(Data segment):
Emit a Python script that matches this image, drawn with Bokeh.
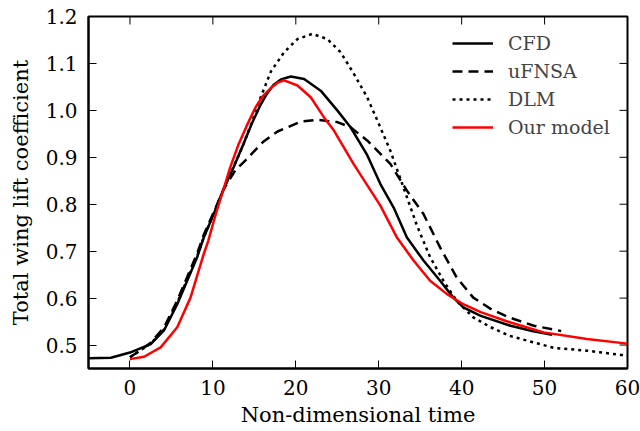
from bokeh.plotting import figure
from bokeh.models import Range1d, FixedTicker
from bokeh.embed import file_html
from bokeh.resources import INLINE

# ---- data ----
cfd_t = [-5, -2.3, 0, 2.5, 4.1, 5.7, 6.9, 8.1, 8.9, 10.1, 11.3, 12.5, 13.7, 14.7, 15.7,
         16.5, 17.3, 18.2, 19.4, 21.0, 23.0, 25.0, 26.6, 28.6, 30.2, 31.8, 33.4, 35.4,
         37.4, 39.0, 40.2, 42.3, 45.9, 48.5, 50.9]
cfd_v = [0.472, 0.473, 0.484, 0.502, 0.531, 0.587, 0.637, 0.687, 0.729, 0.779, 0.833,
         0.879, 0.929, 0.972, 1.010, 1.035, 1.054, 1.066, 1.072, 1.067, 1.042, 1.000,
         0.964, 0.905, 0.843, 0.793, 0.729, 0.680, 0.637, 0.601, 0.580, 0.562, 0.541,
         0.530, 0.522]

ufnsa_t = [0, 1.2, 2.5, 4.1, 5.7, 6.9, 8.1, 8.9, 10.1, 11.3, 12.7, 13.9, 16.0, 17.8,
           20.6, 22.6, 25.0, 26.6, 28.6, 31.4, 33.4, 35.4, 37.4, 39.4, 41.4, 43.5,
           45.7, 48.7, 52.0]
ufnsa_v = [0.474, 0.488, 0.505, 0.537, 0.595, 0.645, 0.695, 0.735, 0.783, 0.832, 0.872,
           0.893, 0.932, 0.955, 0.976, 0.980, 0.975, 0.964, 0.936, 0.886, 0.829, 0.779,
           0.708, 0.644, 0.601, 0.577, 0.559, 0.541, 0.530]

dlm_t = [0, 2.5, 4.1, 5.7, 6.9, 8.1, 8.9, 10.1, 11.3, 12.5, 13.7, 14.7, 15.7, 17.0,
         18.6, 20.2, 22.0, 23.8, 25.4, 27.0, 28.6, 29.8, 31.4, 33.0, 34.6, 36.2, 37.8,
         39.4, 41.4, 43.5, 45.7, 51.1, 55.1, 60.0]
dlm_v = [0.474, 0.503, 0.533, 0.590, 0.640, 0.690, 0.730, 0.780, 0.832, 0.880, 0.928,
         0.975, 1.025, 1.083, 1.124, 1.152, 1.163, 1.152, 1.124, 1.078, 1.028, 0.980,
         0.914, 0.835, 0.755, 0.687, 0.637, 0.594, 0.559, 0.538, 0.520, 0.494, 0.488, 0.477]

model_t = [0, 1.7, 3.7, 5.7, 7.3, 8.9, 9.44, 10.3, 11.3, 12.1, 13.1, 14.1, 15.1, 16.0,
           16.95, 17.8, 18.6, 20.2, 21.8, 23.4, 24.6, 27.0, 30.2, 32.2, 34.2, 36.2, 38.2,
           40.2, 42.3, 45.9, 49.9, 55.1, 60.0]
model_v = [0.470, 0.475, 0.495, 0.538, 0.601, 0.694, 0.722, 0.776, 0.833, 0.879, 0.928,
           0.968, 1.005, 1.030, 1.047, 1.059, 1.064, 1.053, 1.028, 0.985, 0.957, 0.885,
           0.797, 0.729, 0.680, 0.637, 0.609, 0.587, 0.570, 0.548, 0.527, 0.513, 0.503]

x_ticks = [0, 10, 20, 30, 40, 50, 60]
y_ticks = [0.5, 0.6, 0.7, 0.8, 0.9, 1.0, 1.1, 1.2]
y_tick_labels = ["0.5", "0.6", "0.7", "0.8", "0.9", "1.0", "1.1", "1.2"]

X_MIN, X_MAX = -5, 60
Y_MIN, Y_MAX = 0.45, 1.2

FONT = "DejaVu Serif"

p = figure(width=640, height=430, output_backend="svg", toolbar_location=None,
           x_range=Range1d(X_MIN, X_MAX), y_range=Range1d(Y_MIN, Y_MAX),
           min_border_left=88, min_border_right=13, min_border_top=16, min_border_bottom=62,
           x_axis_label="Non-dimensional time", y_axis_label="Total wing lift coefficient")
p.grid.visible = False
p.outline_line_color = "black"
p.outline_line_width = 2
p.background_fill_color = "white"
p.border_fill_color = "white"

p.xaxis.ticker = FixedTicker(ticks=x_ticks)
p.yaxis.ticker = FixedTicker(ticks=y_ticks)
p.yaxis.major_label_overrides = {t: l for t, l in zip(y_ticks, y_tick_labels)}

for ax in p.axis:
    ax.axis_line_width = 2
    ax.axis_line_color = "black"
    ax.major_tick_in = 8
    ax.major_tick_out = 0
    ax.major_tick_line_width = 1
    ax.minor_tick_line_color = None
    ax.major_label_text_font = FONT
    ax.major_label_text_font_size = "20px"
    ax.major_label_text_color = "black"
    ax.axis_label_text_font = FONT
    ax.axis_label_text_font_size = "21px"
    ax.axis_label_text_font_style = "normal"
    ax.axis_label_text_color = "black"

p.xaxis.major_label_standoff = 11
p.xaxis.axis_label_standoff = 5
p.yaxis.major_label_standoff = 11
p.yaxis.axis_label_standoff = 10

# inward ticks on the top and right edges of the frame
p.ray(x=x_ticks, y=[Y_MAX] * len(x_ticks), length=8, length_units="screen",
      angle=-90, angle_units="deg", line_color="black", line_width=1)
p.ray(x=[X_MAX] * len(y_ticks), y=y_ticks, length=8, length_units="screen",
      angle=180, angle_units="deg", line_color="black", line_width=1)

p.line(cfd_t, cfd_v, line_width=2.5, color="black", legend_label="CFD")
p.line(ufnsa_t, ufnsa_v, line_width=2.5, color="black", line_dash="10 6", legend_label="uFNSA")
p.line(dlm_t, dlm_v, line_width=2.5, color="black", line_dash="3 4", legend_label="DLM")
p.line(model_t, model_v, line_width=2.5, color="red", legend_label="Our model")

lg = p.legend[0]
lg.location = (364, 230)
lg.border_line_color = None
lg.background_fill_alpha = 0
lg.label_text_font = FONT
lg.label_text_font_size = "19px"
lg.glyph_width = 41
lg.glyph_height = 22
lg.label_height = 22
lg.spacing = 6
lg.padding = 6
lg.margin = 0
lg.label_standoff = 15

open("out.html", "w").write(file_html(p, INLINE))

(What you need to do):
Give again exactly the lines running from the beginning of the material above through the line that contains "from bokeh.resources import INLINE", and leave out every picture.

(Task output):
Emit a Python script that matches this image, drawn with Bokeh.
from bokeh.plotting import figure
from bokeh.models import Range1d, FixedTicker
from bokeh.embed import file_html
from bokeh.resources import INLINE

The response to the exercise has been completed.